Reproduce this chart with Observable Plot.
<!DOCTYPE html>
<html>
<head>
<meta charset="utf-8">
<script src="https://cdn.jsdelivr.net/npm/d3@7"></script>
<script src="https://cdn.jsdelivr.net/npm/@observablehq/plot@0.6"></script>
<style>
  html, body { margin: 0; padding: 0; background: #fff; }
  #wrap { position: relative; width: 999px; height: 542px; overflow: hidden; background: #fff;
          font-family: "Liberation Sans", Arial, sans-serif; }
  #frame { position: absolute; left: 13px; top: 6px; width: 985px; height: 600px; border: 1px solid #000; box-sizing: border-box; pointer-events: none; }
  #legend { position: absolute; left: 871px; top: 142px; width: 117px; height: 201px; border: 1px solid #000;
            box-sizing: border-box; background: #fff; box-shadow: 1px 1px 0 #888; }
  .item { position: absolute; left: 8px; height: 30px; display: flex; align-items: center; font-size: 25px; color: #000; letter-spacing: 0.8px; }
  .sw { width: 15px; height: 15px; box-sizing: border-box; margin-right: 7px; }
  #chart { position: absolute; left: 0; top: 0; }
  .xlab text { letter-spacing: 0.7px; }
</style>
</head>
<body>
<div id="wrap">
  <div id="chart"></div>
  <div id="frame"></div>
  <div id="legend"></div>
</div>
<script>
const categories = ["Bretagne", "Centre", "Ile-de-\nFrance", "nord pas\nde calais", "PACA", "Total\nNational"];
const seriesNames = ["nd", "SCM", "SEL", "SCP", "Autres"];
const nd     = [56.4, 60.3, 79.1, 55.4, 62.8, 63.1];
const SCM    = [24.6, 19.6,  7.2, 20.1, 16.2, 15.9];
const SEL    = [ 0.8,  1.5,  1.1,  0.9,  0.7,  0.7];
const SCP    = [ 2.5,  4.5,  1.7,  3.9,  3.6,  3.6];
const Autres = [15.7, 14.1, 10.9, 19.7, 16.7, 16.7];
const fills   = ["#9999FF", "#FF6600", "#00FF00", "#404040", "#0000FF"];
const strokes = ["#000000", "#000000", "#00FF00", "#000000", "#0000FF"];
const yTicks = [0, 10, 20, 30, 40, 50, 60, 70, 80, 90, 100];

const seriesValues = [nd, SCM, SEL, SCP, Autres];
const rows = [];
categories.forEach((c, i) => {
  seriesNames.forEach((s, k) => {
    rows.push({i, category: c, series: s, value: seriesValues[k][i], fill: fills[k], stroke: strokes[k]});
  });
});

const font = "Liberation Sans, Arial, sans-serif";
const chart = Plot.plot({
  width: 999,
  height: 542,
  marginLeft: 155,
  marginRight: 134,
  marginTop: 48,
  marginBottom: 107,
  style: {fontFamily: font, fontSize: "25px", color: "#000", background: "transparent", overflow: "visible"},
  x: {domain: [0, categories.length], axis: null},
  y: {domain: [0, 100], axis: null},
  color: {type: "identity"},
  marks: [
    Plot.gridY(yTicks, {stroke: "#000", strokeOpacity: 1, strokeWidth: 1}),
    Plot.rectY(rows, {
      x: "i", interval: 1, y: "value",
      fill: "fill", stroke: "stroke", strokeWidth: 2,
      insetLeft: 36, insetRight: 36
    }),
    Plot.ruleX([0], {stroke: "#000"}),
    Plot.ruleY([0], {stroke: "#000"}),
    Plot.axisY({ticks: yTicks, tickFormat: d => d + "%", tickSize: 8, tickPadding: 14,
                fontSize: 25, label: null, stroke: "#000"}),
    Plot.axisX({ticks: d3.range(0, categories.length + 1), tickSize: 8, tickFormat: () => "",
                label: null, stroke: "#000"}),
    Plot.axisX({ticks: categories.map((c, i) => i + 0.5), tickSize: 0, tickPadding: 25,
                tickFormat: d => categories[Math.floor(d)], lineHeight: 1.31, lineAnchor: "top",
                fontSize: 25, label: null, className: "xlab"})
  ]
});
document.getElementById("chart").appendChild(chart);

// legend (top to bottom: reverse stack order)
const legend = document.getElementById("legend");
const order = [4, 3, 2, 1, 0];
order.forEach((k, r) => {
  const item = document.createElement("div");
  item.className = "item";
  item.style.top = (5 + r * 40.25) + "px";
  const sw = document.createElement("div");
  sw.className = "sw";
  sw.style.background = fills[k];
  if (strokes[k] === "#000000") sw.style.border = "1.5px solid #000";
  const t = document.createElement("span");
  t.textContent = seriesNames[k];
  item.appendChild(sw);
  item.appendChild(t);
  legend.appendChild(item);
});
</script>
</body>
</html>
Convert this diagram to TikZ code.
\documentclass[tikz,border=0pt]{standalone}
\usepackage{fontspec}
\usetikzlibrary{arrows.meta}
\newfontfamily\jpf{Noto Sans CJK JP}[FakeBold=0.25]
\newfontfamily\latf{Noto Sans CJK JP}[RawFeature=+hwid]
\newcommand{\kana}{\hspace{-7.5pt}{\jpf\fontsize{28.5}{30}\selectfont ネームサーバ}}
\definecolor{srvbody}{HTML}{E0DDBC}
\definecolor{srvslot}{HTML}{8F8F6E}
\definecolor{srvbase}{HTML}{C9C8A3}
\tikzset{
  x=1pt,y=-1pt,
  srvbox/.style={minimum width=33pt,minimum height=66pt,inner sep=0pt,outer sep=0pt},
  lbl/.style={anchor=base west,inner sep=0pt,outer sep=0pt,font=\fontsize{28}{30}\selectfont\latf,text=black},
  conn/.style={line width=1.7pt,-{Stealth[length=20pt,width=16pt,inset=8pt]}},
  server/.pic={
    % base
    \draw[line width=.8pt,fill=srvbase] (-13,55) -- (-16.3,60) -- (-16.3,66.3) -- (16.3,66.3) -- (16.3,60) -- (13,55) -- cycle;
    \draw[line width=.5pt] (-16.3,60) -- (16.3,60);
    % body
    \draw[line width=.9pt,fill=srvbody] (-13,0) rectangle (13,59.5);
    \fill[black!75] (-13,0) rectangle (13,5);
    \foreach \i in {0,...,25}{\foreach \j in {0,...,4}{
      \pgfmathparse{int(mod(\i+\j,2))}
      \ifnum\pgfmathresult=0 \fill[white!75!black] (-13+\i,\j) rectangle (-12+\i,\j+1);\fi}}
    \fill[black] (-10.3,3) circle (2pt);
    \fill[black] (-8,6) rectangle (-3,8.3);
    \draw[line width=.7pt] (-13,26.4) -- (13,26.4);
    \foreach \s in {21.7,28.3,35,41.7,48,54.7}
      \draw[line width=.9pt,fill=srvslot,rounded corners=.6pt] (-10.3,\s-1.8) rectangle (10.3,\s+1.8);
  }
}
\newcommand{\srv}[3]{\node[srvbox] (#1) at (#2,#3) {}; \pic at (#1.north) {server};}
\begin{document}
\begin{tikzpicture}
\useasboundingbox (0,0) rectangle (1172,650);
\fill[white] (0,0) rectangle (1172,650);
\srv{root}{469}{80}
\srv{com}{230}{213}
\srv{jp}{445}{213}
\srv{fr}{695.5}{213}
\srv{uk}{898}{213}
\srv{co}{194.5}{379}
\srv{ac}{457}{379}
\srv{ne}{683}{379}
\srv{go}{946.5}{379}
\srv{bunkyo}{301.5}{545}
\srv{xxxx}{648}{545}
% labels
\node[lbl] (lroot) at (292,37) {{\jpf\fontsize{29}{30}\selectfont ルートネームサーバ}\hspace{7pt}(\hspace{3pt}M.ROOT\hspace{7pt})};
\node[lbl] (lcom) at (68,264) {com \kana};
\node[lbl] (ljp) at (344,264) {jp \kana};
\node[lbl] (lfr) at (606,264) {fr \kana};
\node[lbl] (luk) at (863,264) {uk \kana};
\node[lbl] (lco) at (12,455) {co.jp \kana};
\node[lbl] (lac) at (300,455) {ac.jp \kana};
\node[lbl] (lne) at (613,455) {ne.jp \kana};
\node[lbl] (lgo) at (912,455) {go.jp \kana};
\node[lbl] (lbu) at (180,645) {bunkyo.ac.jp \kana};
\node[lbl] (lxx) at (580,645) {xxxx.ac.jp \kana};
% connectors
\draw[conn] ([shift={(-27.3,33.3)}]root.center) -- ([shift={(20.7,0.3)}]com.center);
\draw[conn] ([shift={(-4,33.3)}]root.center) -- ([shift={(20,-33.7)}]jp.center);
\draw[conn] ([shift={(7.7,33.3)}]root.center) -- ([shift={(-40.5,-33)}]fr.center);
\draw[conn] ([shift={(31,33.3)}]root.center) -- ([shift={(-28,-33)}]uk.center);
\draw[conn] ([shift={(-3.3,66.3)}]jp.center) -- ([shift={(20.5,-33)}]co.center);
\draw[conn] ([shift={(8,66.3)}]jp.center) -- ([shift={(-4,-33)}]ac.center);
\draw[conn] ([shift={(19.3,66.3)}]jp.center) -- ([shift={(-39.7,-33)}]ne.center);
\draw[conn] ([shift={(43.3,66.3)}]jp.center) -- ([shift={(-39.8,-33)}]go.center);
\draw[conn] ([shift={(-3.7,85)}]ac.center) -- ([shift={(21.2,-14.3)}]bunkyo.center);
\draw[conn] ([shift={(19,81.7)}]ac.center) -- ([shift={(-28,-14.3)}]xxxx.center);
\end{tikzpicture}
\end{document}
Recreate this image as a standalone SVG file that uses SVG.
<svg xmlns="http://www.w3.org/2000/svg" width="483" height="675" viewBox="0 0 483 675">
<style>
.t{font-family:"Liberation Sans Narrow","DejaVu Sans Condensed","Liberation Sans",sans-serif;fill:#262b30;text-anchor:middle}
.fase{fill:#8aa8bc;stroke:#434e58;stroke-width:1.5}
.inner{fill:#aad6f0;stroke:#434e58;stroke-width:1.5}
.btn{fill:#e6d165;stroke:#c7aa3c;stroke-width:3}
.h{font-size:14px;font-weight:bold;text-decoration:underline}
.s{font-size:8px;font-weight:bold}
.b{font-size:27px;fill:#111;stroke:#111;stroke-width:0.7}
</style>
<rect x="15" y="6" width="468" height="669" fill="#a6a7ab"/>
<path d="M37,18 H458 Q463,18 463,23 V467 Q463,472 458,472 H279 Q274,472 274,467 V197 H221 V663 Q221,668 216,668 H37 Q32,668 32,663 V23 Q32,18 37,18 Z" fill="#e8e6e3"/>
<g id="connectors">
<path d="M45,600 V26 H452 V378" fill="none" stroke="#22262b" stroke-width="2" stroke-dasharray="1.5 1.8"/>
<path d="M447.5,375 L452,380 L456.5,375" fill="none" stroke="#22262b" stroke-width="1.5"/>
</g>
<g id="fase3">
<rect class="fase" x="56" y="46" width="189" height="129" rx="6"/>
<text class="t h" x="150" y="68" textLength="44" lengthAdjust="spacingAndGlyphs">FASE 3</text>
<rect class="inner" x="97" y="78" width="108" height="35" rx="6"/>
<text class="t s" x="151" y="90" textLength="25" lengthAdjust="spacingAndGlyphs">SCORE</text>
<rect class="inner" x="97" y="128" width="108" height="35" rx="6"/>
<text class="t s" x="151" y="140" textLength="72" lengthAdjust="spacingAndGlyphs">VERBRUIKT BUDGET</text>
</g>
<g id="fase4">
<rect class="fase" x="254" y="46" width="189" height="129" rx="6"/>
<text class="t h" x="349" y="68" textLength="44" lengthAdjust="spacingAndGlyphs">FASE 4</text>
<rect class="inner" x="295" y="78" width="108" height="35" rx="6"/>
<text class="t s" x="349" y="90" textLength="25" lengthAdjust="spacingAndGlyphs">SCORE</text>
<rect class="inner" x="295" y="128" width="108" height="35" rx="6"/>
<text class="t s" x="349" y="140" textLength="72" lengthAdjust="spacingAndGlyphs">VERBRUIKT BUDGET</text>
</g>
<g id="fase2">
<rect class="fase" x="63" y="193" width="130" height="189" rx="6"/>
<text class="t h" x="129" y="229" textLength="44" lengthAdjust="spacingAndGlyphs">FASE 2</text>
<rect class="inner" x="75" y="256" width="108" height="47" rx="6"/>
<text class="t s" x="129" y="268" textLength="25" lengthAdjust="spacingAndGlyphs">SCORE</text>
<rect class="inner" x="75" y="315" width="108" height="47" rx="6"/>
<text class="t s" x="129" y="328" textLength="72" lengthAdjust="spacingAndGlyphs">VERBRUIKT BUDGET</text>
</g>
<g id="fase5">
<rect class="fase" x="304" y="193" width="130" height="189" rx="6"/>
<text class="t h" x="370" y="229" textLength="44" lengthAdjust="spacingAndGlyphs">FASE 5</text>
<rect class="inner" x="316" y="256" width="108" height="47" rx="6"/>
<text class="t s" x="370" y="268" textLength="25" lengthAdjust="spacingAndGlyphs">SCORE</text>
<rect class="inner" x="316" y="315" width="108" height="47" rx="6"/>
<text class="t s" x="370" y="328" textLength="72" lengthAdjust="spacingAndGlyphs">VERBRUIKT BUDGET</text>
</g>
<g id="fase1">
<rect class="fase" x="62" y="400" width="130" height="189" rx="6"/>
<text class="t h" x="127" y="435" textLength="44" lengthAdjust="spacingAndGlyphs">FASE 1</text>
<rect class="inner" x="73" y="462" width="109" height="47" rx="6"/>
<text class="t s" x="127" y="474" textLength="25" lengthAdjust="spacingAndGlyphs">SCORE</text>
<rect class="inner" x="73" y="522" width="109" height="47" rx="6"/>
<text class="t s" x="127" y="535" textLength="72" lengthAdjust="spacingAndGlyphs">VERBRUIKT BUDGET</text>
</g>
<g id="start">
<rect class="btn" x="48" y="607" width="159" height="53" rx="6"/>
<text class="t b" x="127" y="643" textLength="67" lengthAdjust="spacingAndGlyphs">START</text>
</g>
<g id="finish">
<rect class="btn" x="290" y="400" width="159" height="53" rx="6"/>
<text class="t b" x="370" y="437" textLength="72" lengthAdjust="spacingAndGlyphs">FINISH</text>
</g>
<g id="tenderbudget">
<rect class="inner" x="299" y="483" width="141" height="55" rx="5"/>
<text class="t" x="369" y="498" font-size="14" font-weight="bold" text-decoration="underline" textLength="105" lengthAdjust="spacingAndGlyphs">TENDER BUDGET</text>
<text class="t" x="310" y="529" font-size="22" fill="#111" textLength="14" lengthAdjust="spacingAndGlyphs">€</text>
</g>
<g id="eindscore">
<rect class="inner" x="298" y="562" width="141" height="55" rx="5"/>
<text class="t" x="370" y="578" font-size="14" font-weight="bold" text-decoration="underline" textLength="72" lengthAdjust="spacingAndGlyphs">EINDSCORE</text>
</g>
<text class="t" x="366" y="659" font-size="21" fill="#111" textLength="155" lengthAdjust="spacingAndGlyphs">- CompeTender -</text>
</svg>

The request
Copy all lines from the material that include "chart".

Task result
Reproduce this chart with Observable Plot.
  #chart { position: absolute; left: 0; top: 0; }
  <div id="chart"></div>
const chart = Plot.plot({
document.getElementById("chart").appendChild(chart);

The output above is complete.